A more sophisticated law would oversee all registration and activities of investment companies that run stock funds and help add a more orderly presence to current immature market sentiments, according to sources with the legislature.

The draft law, which has been studied by the legislature for three years, is most likely to go for a first reading at the bi-monthly session of the National People's Congress (NPC) Standing Committee at the end of this month.

The standing committee represents the entire legislature on matters that take place outside the NPC's annual meeting.

The proposal was first initiated by the Finance and Economic Committee of the NPC in 1999.

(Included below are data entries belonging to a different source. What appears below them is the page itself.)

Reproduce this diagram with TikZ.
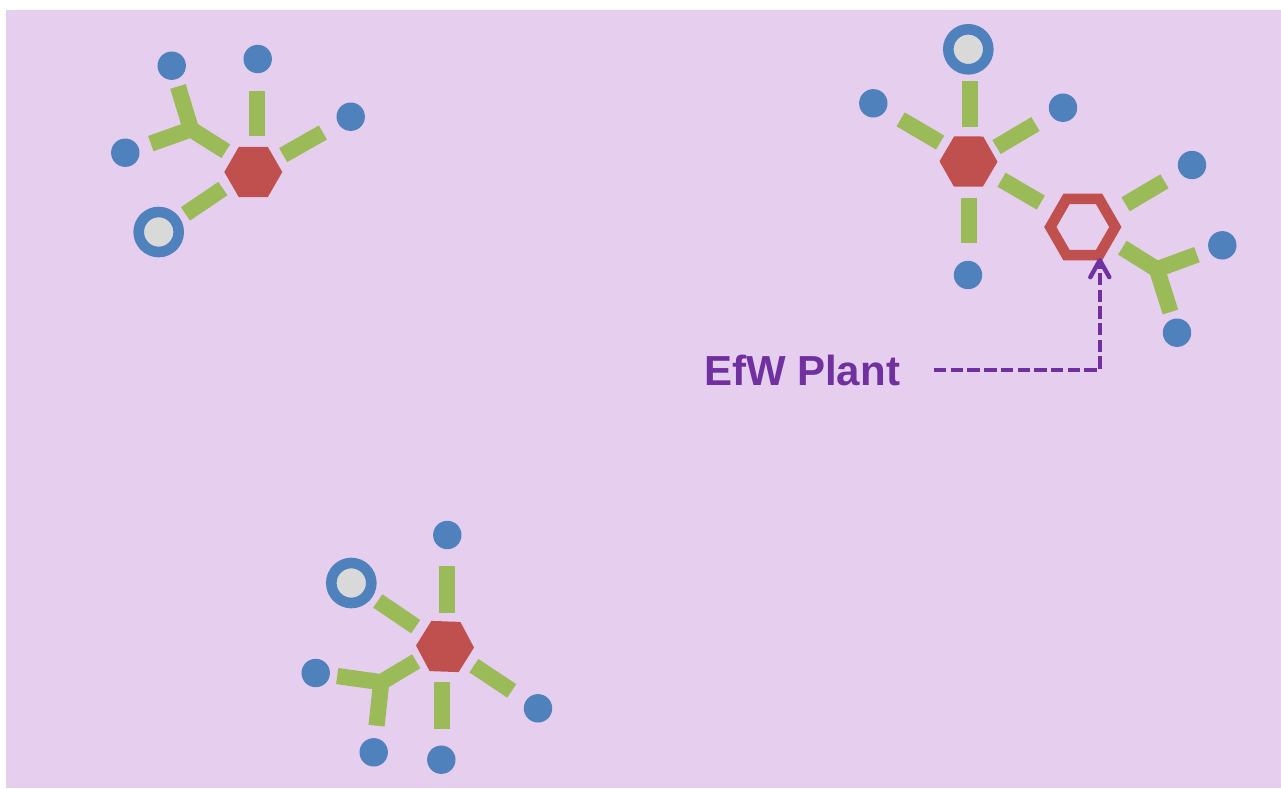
\documentclass[tikz,border=0pt]{standalone}
\usepackage{fontspec}
\setmainfont{Liberation Sans}
\usetikzlibrary{arrows.meta,shapes.geometric}
\definecolor{sitebg}{HTML}{E6CEEE}
\definecolor{hubred}{HTML}{C0504D}
\definecolor{barGreen}{HTML}{9BBB59}
\definecolor{dotblue}{HTML}{4F81BD}
\definecolor{ringgrey}{HTML}{D9D9D9}
\definecolor{plantpurple}{HTML}{7030A0}
\tikzset{
  hub/.style={regular polygon,regular polygon sides=6,fill=hubred,inner sep=0pt,outer sep=0pt,minimum size=58pt},
  plant/.style={regular polygon,regular polygon sides=6,draw=hubred,line width=10.6pt,inner sep=0pt,outer sep=0pt,minimum size=65pt},
  leaf/.style={circle,fill=dotblue,inner sep=0pt,outer sep=0pt,minimum size=28.4pt},
  ring/.style={circle,draw=dotblue,fill=ringgrey,line width=10.6pt,inner sep=0pt,outer sep=0pt,minimum size=40pt},
  bar/.style={draw=barGreen,line width=16.2pt},
  leader/.style={draw=plantpurple,line width=3.7pt,dash pattern=on 12.4pt off 4.3pt,-{Straight Barb[length=17pt,width=19pt,line width=4.4pt,round]}},
  plantlabel/.style={text=plantpurple,font=\bfseries\fontsize{42}{42}\selectfont,inner sep=0pt,outer sep=0pt,anchor=east}
}
\begin{document}
\begin{tikzpicture}[x=1pt,y=-1pt]
\useasboundingbox (0,0) rectangle (1281,788);
\fill [sitebg] (6,10) rectangle (1281,788);

% top left cluster
\node [hub] (hubA) at (253.3,172) {};
\node [leaf] (aTop) at (257.7,59) {};
\node [leaf] (aRight) at (350.7,116.7) {};
\node [leaf] (aUp) at (171.7,65.7) {};
\node [leaf] (aLeft) at (125.3,152.7) {};
\node [ring] (aRing) at (158.7,232) {};
\coordinate (aFork) at (191,129.3);
\draw [bar,shorten <=35.7pt,shorten >=31.7pt] ([shift={(3.4,0)}]hubA.center) -- ([shift={(-1,0)}]aTop.center);
\draw [bar,shorten <=34.3pt,shorten >=32pt] (hubA.center) -- (aRight.center);
\draw [bar,shorten <=36.7pt,shorten >=32.3pt] ([shift={(0,-4)}]hubA.center) -- (aRing.center);
\draw [bar,shorten <=32.5pt,shorten >=21.7pt] ([shift={(0,-3.5)}]hubA.center) -- (aFork) -- (aUp.center);
\draw [bar,shorten >=27.1pt] (aFork) -- (aLeft.center);

% top right cluster
\node [hub,rotate=-0.5] (hubB) at (968.5,161.5) {};
\node [ring] (bRing) at (968.3,49.3) {};
\node [leaf] (bLeft) at (873.3,103.3) {};
\node [leaf] (bRight) at (1063,107.7) {};
\node [leaf] (bBottom) at (968,275) {};
\draw [bar,shorten <=34.2pt,shorten >=32pt] ([shift={(1.3,0)}]hubB.center) -- ([shift={(1.5,0)}]bRing.center);
\draw [bar,shorten <=32.9pt,shorten >=31.7pt] ([shift={(0,-2.3)}]hubB.center) -- (bLeft.center);
\draw [bar,shorten <=32.6pt,shorten >=32pt] ([shift={(0,2.2)}]hubB.center) -- (bRight.center);
\draw [bar,shorten <=36.2pt,shorten >=31.7pt] ([shift={(0.3,0)}]hubB.center) -- ([shift={(0.8,0)}]bBottom.center);

% the plant and what hangs off it
\node [plant] (plantC) at (1082.8,227) {};
\node [leaf] (cUp) at (1192,165) {};
\node [leaf] (cRight) at (1222.3,245.3) {};
\node [leaf] (cDown) at (1177,332.7) {};
\coordinate (cFork) at (1156.9,269.3);
\draw [bar,shorten <=38.2pt,shorten >=48.6pt] ([shift={(0,-1)}]hubB.center) -- (plantC.center);
\draw [bar,shorten <=49.7pt,shorten >=32pt] ([shift={(0,2.6)}]plantC.center) -- (cUp.center);
\draw [bar,shorten <=46.6pt,shorten >=21.7pt] ([shift={(0,-4)}]plantC.center) -- (cFork) -- (cDown.center);
\draw [bar,shorten >=27pt] (cFork) -- (cRight.center);

% bottom cluster
\node [hub,rotate=-2] (hubD) at (445,646.5) {};
\node [leaf] (dTop) at (447.3,535) {};
\node [ring] (dRing) at (351.3,583) {};
\node [leaf] (dRight) at (538,708.3) {};
\node [leaf] (dBottom) at (441.3,759.7) {};
\node [leaf] (dLeft) at (315.7,673) {};
\node [leaf] (dDown) at (373.7,752.3) {};
\coordinate (dFork) at (381.2,682.2);
\draw [bar,shorten <=33.5pt,shorten >=31pt] ([shift={(1.7,0)}]hubD.center) -- ([shift={(-0.6,0)}]dTop.center);
\draw [bar,shorten <=35.4pt,shorten >=32pt] (hubD.center) -- (dRing.center);
\draw [bar,shorten <=34.7pt,shorten >=31.5pt] (hubD.center) -- (dRight.center);
\draw [bar,shorten <=35.5pt,shorten >=31pt] ([shift={(-3,0)}]hubD.center) -- ([shift={(0.7,0)}]dBottom.center);
\draw [bar,shorten <=33.5pt,shorten >=21.7pt] ([shift={(0,-2.4)}]hubD.center) -- (dFork) -- (dLeft.center);
\draw [bar,shorten >=26.8pt] (dFork) -- (dDown.center);

% label
\node [plantlabel] (efw) at (900,370) {EfW Plant};
\coordinate (efwTip) at (1099.8,258);
\draw [leader,shorten <=34pt] (efw.east) -| (efwTip);
\end{tikzpicture}
\end{document}
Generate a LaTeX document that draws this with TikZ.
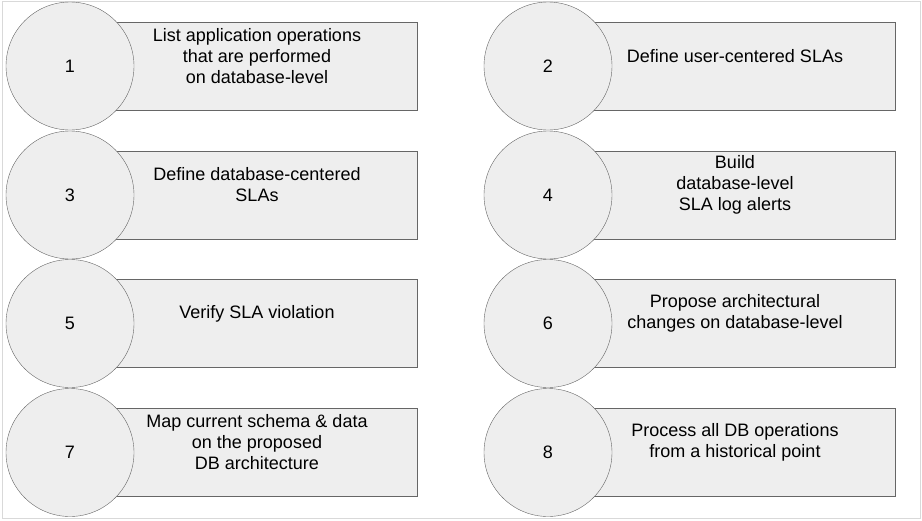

The temporary regulation on the management of stock funds, issued by the State Council in 1997, has contributed greatly to the trial operation and development of stock funds, sources with the NPC said.

But the temporary regulation does not suit the fast developing stock fund market, particularly now that China is a member of the World Trade Organization.

The legislation is expected to include stipulations that standardize the operation of investment companies and check for irregularities such as opaque operations and late disclosures of information.

Currently most stock funds in China are close-ended, which means there are a fixed number of total shares available.

Close-ended stock funds also cannot be resold to a company for a fixed period of time and shares can only be traded among other investors. In this way, the total investment of the fund remains unchanged.

Open-ended funds, on the other hand, are more common in the West and availability is based on demand. In China, investors can only buy and redeem their shares at banks. They cannot sell them in the market during the life of the fund.

China's first pilot open-ended fund management firm debuted last March and there are currently four other open-ended funds on the market.